I created this blog largely to be about Birmingham and the surrounding areas with occasional forays outside of the midlands (see the last piece about Portsmouth). One would presume therefore that I have a something of a passion for the city and the region, which is true, and yet to my eternal shame it took me until the last day of Birmingham Heritage Week to actually get out of the house and go to one of the events they were holding. The event in question was an open day at Soho House in Handsworth, the home of the famed industrialist and entrepreneur Matthew Boulton. Perhaps even more shameful for someone who’s from Birmingham, I had never actually been to Handsworth before, a historic, colourful, vibrant and slightly ramshackle suburb only a mile and half from the city centre.
Walking from the Jewellery Quarter to Soho House I passed by rotting windowless factories next door to kebab shops that were within a stone’s throw from smart three-storey Edwardian houses. Emerging from the graffiti-ridden concrete underpass of the A41 merging into the Soho Road, two majestic Gurdwaras rise into the distance and my stomach growls passing a charming little wooden jerk chicken shack as I solemnly shake my head at never giving much of a thought to this part of town.

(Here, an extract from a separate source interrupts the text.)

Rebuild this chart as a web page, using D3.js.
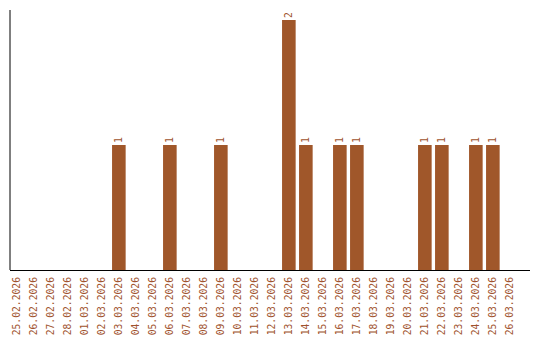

Boulton lived at Soho House from 1766 until his death there in 1809 at the age of 80. It’s an elegant three-floor white Georgian building and was situated not too far from his main factory, a vast structure that has long been demolished. In fact half of Soho House has been demolished too but thankfully the areas of most significance are still intact (although as a snooker fan I do lament the loss of the Billiards Room).
Whilst the house has been restored, on entering it has the musky smell of over 200 years of history and feels a world away from the bustling Soho Road just meters away. Each room is impeccably laid out and contains the sort of objects that one would expect to find at the home of a man of Boulton’s significance – fine paintings, chandeliers, a harp. The main attraction however is the dining room where the members of the vaunted Lunar Society met once a month to discuss philosophy and scientific advances that were being made at the time and the eclectic cast of characters it attracted is extraordinary. I pictured the ghosts of James Watt, Ben Franklin, Erasmus Darwin and other great thinkers of the day leaning back in their chairs around the grand mahogany table, pontificating on the myriad intellectual issues of the late 18th century. In that same room they even occasionally conducted electricity experiments although I imagined it being somewhat haphazard, a little inebriated fun late in the day with either revolutionary or catastrophic potential.
It showed to me how well regarded Boulton was in his time for these giants of science, politics and industry to come up to Birmingham to pay him a visit and I felt a little humbled. I also started to grasp why his name has become synonymous with the city and why there are so many things named after him from roads to colleges and beyond.
The two figures who made the journey up to Handsworth that most greatly astonished me were Thomas Jefferson and Vice Admiral Horatio Lord Nelson. A volunteer guide, outfitted in the get-up of the day (a modest brown waistcoat and a comical grey wig among other garments), told me of the future third President of the USA and Founding Father’s journey to Soho. Jefferson was curious about the rapidly evolving manufacturing technologies being developed in Birmingham and wanted to put them into practice in his young country to grow the burgeoning economy. Nelson’s stay is documented in a record in the photo below and it still blows my mind that arguably the most famous figure in British military history wanted to spend a Tuesday night in Handsworth.
Upstairs when I was poking around the bedrooms, another of the excellent volunteer guides wearing a gaudy blue dress and a white bonnet gave me some eye-opening insights into Boulton’s family life which I wasn’t expecting. Perhaps it was a custom of the day but I was quite surprised when I learnt that after his wife died Boulton then went on to marry her sister. Clearly he knew what he liked. She also explained to me that his children didn’t get on and that before he died he felt he had to craft a will that was absolutely water-tight so that his son Matthew Jr didn’t take the entire fortune and banish his sister Anne from the considerable riches of the Boulton empire.
Thankfully Boulton didn’t let personal drama get the way of his achievements and Soho House is worth a visit although it is only open on Wednesdays, Thursdays and the first Sunday of the month. In a city that is currently swamped in cranes and construction projects, it’s a fascinating look at how this growing metropolis first got jolted into the industrial revolution and beyond over 200 years ago.